(Figure scripts)

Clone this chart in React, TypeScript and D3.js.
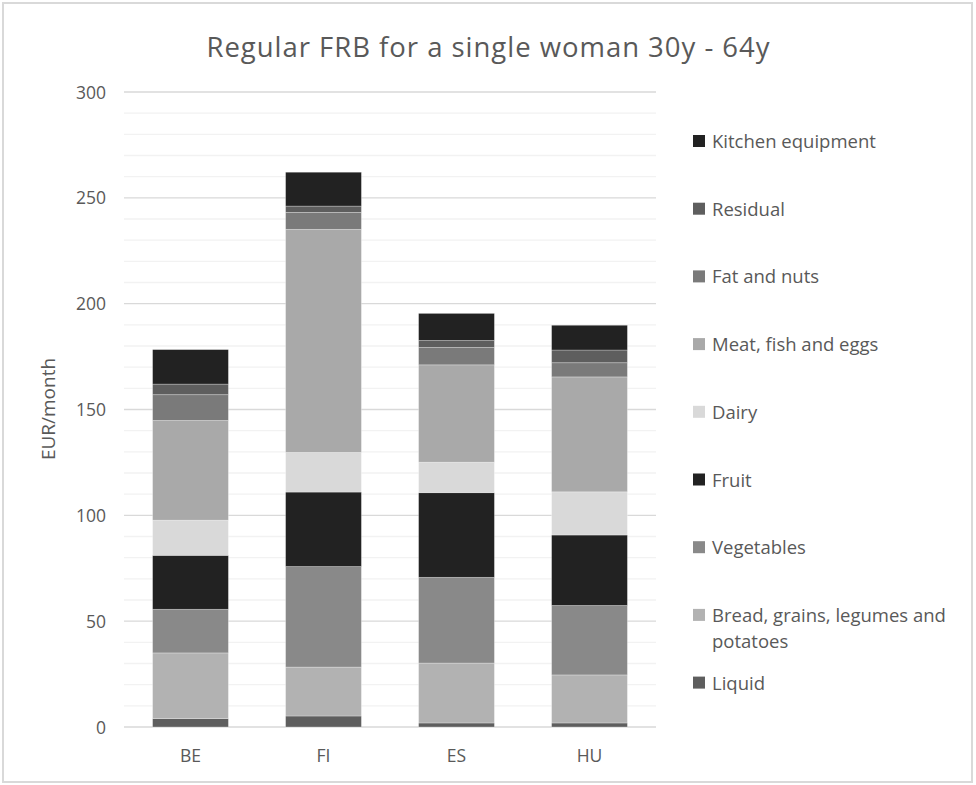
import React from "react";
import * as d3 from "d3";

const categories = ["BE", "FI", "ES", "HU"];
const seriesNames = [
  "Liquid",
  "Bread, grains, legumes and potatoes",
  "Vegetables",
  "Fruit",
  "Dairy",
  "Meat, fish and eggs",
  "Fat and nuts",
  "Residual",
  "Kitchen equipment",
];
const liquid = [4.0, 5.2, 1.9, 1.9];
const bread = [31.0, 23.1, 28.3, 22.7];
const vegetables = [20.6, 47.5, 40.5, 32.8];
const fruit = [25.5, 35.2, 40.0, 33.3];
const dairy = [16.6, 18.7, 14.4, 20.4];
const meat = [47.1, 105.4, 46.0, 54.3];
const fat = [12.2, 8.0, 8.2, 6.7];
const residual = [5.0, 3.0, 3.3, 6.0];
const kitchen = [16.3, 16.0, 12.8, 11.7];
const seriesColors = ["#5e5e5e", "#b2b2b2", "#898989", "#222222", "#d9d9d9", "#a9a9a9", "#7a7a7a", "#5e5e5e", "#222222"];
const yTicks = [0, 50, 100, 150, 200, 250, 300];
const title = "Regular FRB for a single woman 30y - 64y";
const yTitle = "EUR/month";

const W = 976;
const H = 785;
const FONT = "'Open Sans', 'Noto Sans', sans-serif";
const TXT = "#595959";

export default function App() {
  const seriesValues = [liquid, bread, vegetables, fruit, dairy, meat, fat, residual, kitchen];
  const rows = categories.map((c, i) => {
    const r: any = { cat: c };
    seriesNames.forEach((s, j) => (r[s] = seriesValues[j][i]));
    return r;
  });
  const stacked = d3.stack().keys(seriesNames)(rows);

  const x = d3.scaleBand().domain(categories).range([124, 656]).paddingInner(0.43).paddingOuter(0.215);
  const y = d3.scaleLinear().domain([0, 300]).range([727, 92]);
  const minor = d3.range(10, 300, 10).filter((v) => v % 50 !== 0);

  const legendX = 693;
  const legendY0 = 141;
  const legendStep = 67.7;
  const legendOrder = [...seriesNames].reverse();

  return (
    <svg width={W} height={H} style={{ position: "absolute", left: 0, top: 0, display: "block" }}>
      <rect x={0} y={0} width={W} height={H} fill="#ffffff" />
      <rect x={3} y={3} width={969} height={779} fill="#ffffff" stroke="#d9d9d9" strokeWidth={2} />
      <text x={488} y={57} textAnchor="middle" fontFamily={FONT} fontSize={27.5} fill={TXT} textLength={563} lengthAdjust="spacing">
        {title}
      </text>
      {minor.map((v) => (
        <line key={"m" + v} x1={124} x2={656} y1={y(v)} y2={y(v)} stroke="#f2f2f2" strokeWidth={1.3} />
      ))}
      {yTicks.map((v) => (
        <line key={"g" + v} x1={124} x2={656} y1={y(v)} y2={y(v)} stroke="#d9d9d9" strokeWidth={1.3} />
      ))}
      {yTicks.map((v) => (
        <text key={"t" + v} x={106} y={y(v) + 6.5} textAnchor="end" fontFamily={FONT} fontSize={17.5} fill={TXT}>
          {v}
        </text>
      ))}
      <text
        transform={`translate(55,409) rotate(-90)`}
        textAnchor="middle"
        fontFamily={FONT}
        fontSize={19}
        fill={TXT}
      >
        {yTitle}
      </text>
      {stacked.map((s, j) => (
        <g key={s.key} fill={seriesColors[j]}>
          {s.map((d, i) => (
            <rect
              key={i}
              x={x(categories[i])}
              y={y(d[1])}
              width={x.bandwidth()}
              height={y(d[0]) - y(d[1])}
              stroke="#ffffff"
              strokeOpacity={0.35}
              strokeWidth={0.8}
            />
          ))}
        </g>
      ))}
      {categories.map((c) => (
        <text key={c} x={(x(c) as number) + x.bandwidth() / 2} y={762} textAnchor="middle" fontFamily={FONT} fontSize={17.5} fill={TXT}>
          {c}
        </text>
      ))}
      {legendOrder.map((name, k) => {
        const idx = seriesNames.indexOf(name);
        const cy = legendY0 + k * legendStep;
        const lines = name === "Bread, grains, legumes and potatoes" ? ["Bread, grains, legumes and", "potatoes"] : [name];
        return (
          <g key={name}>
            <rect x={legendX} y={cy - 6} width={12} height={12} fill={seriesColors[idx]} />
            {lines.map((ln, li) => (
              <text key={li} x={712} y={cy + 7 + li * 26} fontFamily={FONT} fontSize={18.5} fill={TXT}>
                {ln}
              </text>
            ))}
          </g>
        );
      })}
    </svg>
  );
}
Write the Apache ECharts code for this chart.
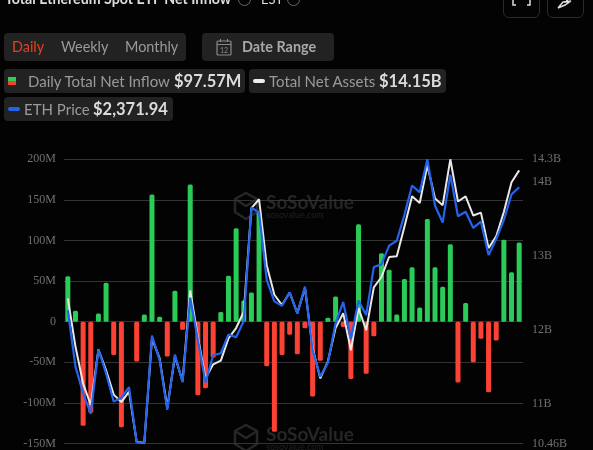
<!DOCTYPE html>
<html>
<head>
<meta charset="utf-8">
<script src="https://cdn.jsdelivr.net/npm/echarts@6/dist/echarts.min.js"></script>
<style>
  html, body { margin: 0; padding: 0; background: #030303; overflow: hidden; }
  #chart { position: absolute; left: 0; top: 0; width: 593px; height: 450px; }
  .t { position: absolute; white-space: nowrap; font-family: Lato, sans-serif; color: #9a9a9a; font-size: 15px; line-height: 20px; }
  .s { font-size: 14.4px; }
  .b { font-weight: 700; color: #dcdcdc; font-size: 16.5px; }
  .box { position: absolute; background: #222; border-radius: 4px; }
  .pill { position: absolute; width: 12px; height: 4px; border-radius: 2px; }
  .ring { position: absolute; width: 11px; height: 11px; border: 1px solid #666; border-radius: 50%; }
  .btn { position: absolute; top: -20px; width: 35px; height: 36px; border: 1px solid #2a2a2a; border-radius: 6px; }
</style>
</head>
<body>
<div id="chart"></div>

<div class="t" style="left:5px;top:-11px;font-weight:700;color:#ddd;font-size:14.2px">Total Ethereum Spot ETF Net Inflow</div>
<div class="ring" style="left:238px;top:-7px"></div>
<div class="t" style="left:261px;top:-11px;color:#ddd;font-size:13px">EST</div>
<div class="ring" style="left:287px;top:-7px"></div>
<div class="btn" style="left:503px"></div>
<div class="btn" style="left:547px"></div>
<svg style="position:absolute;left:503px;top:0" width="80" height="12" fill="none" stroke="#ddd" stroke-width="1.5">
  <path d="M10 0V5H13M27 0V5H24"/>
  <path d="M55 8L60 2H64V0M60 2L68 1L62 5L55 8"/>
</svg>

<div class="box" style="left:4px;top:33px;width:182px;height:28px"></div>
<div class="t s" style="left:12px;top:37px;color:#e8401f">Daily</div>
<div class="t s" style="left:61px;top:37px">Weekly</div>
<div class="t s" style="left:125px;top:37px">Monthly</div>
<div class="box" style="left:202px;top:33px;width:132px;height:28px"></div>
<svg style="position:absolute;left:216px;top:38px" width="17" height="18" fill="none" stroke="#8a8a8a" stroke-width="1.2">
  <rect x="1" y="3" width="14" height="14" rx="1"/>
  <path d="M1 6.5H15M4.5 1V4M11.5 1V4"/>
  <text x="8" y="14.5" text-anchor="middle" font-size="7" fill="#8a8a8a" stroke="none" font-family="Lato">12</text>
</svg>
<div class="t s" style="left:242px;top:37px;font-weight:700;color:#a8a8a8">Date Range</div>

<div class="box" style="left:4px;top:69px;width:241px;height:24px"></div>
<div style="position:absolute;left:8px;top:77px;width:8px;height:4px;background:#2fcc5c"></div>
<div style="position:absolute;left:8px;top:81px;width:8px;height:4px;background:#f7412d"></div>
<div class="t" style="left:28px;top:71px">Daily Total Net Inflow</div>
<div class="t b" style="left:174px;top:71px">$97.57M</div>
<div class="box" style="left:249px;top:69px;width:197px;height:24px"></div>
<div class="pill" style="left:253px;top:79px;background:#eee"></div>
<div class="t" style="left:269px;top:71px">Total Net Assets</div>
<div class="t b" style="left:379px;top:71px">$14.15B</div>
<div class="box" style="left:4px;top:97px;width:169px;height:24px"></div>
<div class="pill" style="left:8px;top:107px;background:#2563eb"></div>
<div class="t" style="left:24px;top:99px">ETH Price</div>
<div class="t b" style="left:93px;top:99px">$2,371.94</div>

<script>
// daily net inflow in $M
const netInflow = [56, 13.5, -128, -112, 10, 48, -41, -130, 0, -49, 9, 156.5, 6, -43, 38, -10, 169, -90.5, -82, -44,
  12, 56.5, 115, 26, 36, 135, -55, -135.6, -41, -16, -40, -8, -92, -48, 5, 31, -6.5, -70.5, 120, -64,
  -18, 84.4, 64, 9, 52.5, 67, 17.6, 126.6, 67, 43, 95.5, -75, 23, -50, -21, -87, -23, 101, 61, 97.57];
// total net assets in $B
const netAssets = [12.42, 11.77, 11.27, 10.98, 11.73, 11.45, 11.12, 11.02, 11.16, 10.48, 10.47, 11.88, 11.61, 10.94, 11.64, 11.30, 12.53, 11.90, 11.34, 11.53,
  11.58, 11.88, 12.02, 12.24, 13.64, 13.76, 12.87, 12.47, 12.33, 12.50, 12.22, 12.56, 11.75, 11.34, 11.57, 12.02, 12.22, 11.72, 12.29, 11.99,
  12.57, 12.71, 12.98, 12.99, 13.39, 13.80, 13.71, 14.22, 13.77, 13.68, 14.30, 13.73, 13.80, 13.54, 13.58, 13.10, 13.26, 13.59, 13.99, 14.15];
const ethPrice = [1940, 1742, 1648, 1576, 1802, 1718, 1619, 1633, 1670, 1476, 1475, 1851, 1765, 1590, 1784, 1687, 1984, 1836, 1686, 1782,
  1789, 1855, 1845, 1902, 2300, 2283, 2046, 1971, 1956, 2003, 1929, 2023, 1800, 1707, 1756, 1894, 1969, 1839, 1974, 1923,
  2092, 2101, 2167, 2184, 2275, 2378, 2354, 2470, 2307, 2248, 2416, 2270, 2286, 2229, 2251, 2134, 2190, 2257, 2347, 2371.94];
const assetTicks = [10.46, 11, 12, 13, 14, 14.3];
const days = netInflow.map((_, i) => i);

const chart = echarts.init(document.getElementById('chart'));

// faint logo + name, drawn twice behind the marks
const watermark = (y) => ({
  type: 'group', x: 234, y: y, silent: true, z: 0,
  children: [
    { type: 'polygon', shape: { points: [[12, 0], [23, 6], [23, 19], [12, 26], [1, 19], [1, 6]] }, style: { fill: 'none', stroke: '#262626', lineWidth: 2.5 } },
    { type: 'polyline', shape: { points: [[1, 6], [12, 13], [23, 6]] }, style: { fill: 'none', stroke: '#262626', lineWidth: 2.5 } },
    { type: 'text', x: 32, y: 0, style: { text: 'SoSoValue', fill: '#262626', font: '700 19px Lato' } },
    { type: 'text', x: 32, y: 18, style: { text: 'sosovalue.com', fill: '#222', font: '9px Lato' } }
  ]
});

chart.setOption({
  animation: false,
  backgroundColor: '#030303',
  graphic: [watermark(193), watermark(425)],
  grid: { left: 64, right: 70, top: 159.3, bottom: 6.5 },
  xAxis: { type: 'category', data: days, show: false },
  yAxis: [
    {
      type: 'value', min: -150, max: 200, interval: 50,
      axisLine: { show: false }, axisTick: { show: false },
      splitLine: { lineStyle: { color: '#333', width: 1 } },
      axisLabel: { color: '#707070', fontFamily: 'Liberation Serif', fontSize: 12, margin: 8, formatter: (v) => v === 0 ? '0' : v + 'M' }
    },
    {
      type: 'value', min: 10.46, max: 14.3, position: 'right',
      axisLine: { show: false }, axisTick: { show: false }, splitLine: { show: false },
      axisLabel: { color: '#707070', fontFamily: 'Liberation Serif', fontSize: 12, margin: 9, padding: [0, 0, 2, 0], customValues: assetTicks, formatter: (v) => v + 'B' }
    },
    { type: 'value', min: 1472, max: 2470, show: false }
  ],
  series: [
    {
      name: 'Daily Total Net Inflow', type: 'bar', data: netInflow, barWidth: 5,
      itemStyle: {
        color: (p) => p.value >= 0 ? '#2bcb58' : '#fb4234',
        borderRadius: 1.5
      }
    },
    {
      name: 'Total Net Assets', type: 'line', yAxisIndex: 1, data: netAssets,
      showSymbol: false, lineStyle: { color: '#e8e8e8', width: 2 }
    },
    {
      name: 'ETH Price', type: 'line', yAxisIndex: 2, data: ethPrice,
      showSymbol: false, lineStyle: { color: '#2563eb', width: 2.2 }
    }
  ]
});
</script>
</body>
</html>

**WHAT THIS TASK INVOLVES:**
Stop after the line containing "import * as": copy the records exactly from the first line up to there, leaving pictures out.

**WRITTEN ANSWER:**
Clone this chart in React, TypeScript and D3.js.
import React from "react";
import * as d3 from "d3";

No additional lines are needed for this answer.